#### Source material
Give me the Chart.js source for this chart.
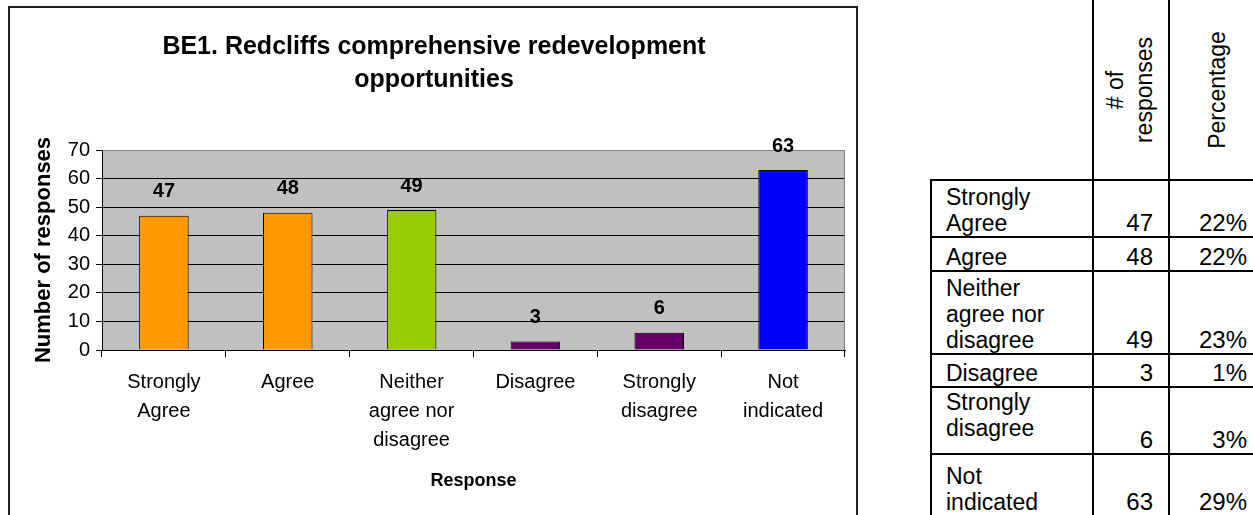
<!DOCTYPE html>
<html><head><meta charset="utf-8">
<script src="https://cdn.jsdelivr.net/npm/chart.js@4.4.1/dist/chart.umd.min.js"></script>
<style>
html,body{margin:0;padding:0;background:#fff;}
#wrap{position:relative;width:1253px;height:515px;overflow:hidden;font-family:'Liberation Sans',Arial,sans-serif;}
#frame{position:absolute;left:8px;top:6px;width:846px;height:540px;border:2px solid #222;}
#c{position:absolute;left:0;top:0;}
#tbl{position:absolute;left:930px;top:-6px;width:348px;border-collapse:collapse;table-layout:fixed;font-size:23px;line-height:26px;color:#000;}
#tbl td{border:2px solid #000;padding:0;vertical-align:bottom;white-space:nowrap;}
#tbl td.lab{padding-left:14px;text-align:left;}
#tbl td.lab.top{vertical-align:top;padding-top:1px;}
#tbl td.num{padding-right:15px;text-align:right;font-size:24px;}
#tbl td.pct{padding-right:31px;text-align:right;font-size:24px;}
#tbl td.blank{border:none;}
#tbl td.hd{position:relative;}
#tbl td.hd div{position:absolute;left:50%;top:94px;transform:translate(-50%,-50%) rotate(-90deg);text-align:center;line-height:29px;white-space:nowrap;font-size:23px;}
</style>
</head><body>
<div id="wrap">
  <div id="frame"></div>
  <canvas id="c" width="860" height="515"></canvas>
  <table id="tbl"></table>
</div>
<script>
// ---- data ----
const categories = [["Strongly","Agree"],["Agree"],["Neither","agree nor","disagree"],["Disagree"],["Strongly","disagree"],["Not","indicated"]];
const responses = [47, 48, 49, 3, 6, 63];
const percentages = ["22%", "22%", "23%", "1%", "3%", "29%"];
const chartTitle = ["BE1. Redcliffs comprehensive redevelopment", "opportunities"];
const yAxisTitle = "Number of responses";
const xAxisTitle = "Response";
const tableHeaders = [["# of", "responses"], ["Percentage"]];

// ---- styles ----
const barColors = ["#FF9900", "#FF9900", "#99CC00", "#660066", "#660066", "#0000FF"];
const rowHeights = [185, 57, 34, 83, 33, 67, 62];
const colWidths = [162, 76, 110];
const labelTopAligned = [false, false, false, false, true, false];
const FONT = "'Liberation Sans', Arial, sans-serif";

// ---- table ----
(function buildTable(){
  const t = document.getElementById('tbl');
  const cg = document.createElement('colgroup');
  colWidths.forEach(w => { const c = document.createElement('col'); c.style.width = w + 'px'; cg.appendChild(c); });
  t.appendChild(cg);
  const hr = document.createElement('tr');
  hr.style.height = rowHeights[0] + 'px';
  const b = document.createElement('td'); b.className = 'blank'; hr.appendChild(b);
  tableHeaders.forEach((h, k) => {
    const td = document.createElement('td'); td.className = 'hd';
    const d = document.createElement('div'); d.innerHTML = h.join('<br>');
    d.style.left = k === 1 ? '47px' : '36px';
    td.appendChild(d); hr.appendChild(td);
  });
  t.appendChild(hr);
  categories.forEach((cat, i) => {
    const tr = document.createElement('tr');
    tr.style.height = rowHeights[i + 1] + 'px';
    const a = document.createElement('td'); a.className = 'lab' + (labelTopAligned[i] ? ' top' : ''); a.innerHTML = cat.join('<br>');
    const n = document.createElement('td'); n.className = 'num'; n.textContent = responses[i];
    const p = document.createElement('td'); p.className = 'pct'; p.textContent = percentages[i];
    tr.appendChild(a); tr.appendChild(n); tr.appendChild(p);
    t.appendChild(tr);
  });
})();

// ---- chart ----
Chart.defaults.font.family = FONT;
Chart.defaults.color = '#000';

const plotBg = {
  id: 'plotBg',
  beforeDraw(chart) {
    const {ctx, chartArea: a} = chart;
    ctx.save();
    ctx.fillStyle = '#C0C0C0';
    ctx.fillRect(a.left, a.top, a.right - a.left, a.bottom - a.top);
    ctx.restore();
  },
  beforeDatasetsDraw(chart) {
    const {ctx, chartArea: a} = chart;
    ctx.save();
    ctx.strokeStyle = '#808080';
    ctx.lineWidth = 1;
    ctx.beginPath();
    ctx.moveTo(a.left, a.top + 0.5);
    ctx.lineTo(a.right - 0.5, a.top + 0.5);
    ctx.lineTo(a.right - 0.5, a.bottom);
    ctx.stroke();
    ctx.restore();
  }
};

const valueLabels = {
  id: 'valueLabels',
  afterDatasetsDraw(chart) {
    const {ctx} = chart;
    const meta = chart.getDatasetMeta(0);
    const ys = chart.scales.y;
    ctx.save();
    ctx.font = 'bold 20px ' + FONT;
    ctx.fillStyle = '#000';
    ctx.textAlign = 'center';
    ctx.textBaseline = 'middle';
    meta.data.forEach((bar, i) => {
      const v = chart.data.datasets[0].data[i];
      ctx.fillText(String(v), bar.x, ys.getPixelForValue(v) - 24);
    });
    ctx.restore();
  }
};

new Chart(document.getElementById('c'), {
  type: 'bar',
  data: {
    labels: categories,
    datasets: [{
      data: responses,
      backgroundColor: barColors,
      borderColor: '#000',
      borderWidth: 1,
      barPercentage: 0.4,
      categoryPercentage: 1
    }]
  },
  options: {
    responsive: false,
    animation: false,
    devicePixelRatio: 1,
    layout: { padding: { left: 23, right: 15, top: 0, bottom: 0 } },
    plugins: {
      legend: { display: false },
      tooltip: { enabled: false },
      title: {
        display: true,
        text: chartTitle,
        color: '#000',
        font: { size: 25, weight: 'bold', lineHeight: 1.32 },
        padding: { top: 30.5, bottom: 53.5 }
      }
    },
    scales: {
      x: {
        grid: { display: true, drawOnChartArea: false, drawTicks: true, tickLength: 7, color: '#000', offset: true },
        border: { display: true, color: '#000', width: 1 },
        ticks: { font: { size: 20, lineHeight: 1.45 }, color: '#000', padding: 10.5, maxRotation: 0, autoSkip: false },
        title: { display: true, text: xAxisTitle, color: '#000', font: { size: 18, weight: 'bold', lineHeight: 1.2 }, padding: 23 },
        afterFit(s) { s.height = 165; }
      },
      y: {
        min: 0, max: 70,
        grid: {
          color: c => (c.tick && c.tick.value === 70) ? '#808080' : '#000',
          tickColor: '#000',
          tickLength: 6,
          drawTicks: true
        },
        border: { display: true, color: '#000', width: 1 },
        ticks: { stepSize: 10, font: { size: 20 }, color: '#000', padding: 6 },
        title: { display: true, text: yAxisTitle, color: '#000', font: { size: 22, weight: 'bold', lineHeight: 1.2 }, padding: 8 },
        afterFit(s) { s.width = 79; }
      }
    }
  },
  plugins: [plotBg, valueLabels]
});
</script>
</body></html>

#### What you are asked to do
Quote the data above in full, leaving out the pictures it holds.

#### The response
Give me the Chart.js source for this chart.
<!DOCTYPE html>
<html><head><meta charset="utf-8">
<script src="https://cdn.jsdelivr.net/npm/chart.js@4.4.1/dist/chart.umd.min.js"></script>
<style>
html,body{margin:0;padding:0;background:#fff;}
#wrap{position:relative;width:1253px;height:515px;overflow:hidden;font-family:'Liberation Sans',Arial,sans-serif;}
#frame{position:absolute;left:8px;top:6px;width:846px;height:540px;border:2px solid #222;}
#c{position:absolute;left:0;top:0;}
#tbl{position:absolute;left:930px;top:-6px;width:348px;border-collapse:collapse;table-layout:fixed;font-size:23px;line-height:26px;color:#000;}
#tbl td{border:2px solid #000;padding:0;vertical-align:bottom;white-space:nowrap;}
#tbl td.lab{padding-left:14px;text-align:left;}
#tbl td.lab.top{vertical-align:top;padding-top:1px;}
#tbl td.num{padding-right:15px;text-align:right;font-size:24px;}
#tbl td.pct{padding-right:31px;text-align:right;font-size:24px;}
#tbl td.blank{border:none;}
#tbl td.hd{position:relative;}
#tbl td.hd div{position:absolute;left:50%;top:94px;transform:translate(-50%,-50%) rotate(-90deg);text-align:center;line-height:29px;white-space:nowrap;font-size:23px;}
</style>
</head><body>
<div id="wrap">
  <div id="frame"></div>
  <canvas id="c" width="860" height="515"></canvas>
  <table id="tbl"></table>
</div>
<script>
// ---- data ----
const categories = [["Strongly","Agree"],["Agree"],["Neither","agree nor","disagree"],["Disagree"],["Strongly","disagree"],["Not","indicated"]];
const responses = [47, 48, 49, 3, 6, 63];
const percentages = ["22%", "22%", "23%", "1%", "3%", "29%"];
const chartTitle = ["BE1. Redcliffs comprehensive redevelopment", "opportunities"];
const yAxisTitle = "Number of responses";
const xAxisTitle = "Response";
const tableHeaders = [["# of", "responses"], ["Percentage"]];

// ---- styles ----
const barColors = ["#FF9900", "#FF9900", "#99CC00", "#660066", "#660066", "#0000FF"];
const rowHeights = [185, 57, 34, 83, 33, 67, 62];
const colWidths = [162, 76, 110];
const labelTopAligned = [false, false, false, false, true, false];
const FONT = "'Liberation Sans', Arial, sans-serif";

// ---- table ----
(function buildTable(){
  const t = document.getElementById('tbl');
  const cg = document.createElement('colgroup');
  colWidths.forEach(w => { const c = document.createElement('col'); c.style.width = w + 'px'; cg.appendChild(c); });
  t.appendChild(cg);
  const hr = document.createElement('tr');
  hr.style.height = rowHeights[0] + 'px';
  const b = document.createElement('td'); b.className = 'blank'; hr.appendChild(b);
  tableHeaders.forEach((h, k) => {
    const td = document.createElement('td'); td.className = 'hd';
    const d = document.createElement('div'); d.innerHTML = h.join('<br>');
    d.style.left = k === 1 ? '47px' : '36px';
    td.appendChild(d); hr.appendChild(td);
  });
  t.appendChild(hr);
  categories.forEach((cat, i) => {
    const tr = document.createElement('tr');
    tr.style.height = rowHeights[i + 1] + 'px';
    const a = document.createElement('td'); a.className = 'lab' + (labelTopAligned[i] ? ' top' : ''); a.innerHTML = cat.join('<br>');
    const n = document.createElement('td'); n.className = 'num'; n.textContent = responses[i];
    const p = document.createElement('td'); p.className = 'pct'; p.textContent = percentages[i];
    tr.appendChild(a); tr.appendChild(n); tr.appendChild(p);
    t.appendChild(tr);
  });
})();

// ---- chart ----
Chart.defaults.font.family = FONT;
Chart.defaults.color = '#000';

const plotBg = {
  id: 'plotBg',
  beforeDraw(chart) {
    const {ctx, chartArea: a} = chart;
    ctx.save();
    ctx.fillStyle = '#C0C0C0';
    ctx.fillRect(a.left, a.top, a.right - a.left, a.bottom - a.top);
    ctx.restore();
  },
  beforeDatasetsDraw(chart) {
    const {ctx, chartArea: a} = chart;
    ctx.save();
    ctx.strokeStyle = '#808080';
    ctx.lineWidth = 1;
    ctx.beginPath();
    ctx.moveTo(a.left, a.top + 0.5);
    ctx.lineTo(a.right - 0.5, a.top + 0.5);
    ctx.lineTo(a.right - 0.5, a.bottom);
    ctx.stroke();
    ctx.restore();
  }
};

const valueLabels = {
  id: 'valueLabels',
  afterDatasetsDraw(chart) {
    const {ctx} = chart;
    const meta = chart.getDatasetMeta(0);
    const ys = chart.scales.y;
    ctx.save();
    ctx.font = 'bold 20px ' + FONT;
    ctx.fillStyle = '#000';
    ctx.textAlign = 'center';
    ctx.textBaseline = 'middle';
    meta.data.forEach((bar, i) => {
      const v = chart.data.datasets[0].data[i];
      ctx.fillText(String(v), bar.x, ys.getPixelForValue(v) - 24);
    });
    ctx.restore();
  }
};

new Chart(document.getElementById('c'), {
  type: 'bar',
  data: {
    labels: categories,
    datasets: [{
      data: responses,
      backgroundColor: barColors,
      borderColor: '#000',
      borderWidth: 1,
      barPercentage: 0.4,
      categoryPercentage: 1
    }]
  },
  options: {
    responsive: false,
    animation: false,
    devicePixelRatio: 1,
    layout: { padding: { left: 23, right: 15, top: 0, bottom: 0 } },
    plugins: {
      legend: { display: false },
      tooltip: { enabled: false },
      title: {
        display: true,
        text: chartTitle,
        color: '#000',
        font: { size: 25, weight: 'bold', lineHeight: 1.32 },
        padding: { top: 30.5, bottom: 53.5 }
      }
    },
    scales: {
      x: {
        grid: { display: true, drawOnChartArea: false, drawTicks: true, tickLength: 7, color: '#000', offset: true },
        border: { display: true, color: '#000', width: 1 },
        ticks: { font: { size: 20, lineHeight: 1.45 }, color: '#000', padding: 10.5, maxRotation: 0, autoSkip: false },
        title: { display: true, text: xAxisTitle, color: '#000', font: { size: 18, weight: 'bold', lineHeight: 1.2 }, padding: 23 },
        afterFit(s) { s.height = 165; }
      },
      y: {
        min: 0, max: 70,
        grid: {
          color: c => (c.tick && c.tick.value === 70) ? '#808080' : '#000',
          tickColor: '#000',
          tickLength: 6,
          drawTicks: true
        },
        border: { display: true, color: '#000', width: 1 },
        ticks: { stepSize: 10, font: { size: 20 }, color: '#000', padding: 6 },
        title: { display: true, text: yAxisTitle, color: '#000', font: { size: 22, weight: 'bold', lineHeight: 1.2 }, padding: 8 },
        afterFit(s) { s.width = 79; }
      }
    }
  },
  plugins: [plotBg, valueLabels]
});
</script>
</body></html>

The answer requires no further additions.